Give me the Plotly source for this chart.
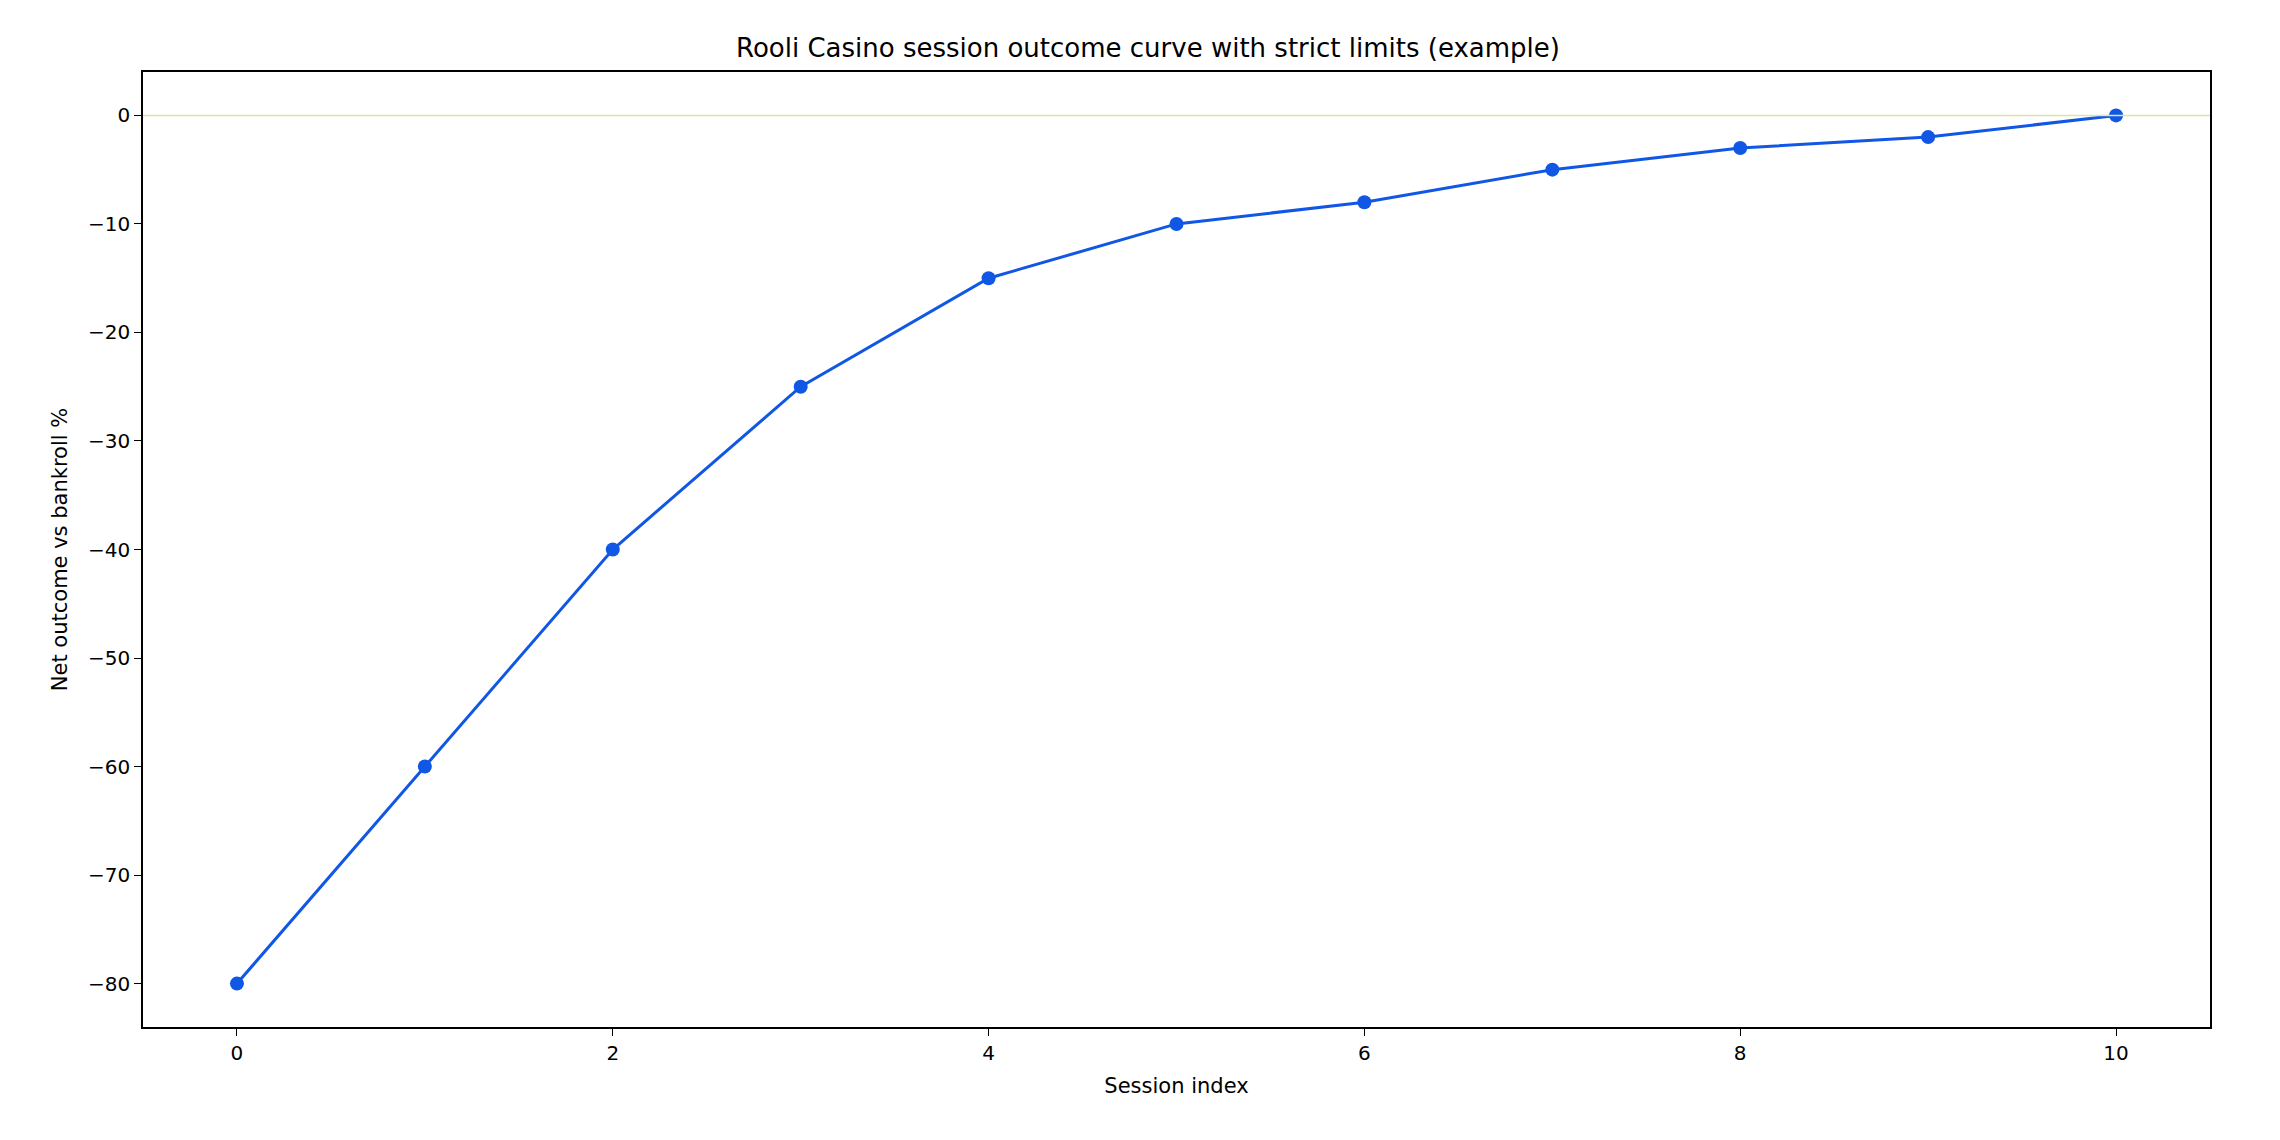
import plotly.graph_objects as go

sessions = list(range(11))
net_outcome = [-80, -60, -40, -25, -15, -10, -8, -5, -3, -2, 0]

fig = go.Figure()

# zero reference line
fig.add_hline(y=0, line=dict(color='#d9e6a6', width=1.5))

fig.add_trace(go.Scatter(x=sessions, y=net_outcome, mode='lines+markers',
                         line=dict(color='#1157e6', width=3),
                         marker=dict(color='#1157e6', size=14)))

axis_style = dict(showgrid=False, zeroline=False, showline=True, mirror=True,
                  linecolor='black', linewidth=1.5, ticks='outside', ticklen=7,
                  tickcolor='black', tickfont=dict(size=20, color='black'))

fig.update_layout(
    width=2280, height=1140,
    title=dict(text='Rooli Casino session outcome curve with strict limits (example)',
               x=0.5, y=0.973, xanchor='center', font=dict(size=26, color='black')),
    font=dict(family='DejaVu Sans', color='black'),
    plot_bgcolor='white', paper_bgcolor='white',
    showlegend=False,
    margin=dict(l=135, r=78, t=64, b=121),
    xaxis=dict(title=dict(text='Session index', font=dict(size=21)),
               range=[-0.5, 10.5], tickvals=[0, 2, 4, 6, 8, 10], **axis_style),
    yaxis=dict(title=dict(text='Net outcome vs bankroll %', font=dict(size=21)),
               range=[-84, 4], tickvals=[0, -10, -20, -30, -40, -50, -60, -70, -80],
               ticktext=['0', '−10', '−20', '−30', '−40', '−50', '−60', '−70', '−80'],
               **axis_style),
)

fig.write_html("out.html")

+ + + +

Your task:
Starting at the first line of the material, output exactly the lines up to and including the one with "tickcolor='black', tickfont=dict(size=20, color='black'))". Do not include the pictures.

Exercise answer:
Give me the Plotly source for this chart.
import plotly.graph_objects as go

sessions = list(range(11))
net_outcome = [-80, -60, -40, -25, -15, -10, -8, -5, -3, -2, 0]

fig = go.Figure()

# zero reference line
fig.add_hline(y=0, line=dict(color='#d9e6a6', width=1.5))

fig.add_trace(go.Scatter(x=sessions, y=net_outcome, mode='lines+markers',
                         line=dict(color='#1157e6', width=3),
                         marker=dict(color='#1157e6', size=14)))

axis_style = dict(showgrid=False, zeroline=False, showline=True, mirror=True,
                  linecolor='black', linewidth=1.5, ticks='outside', ticklen=7,
                  tickcolor='black', tickfont=dict(size=20, color='black'))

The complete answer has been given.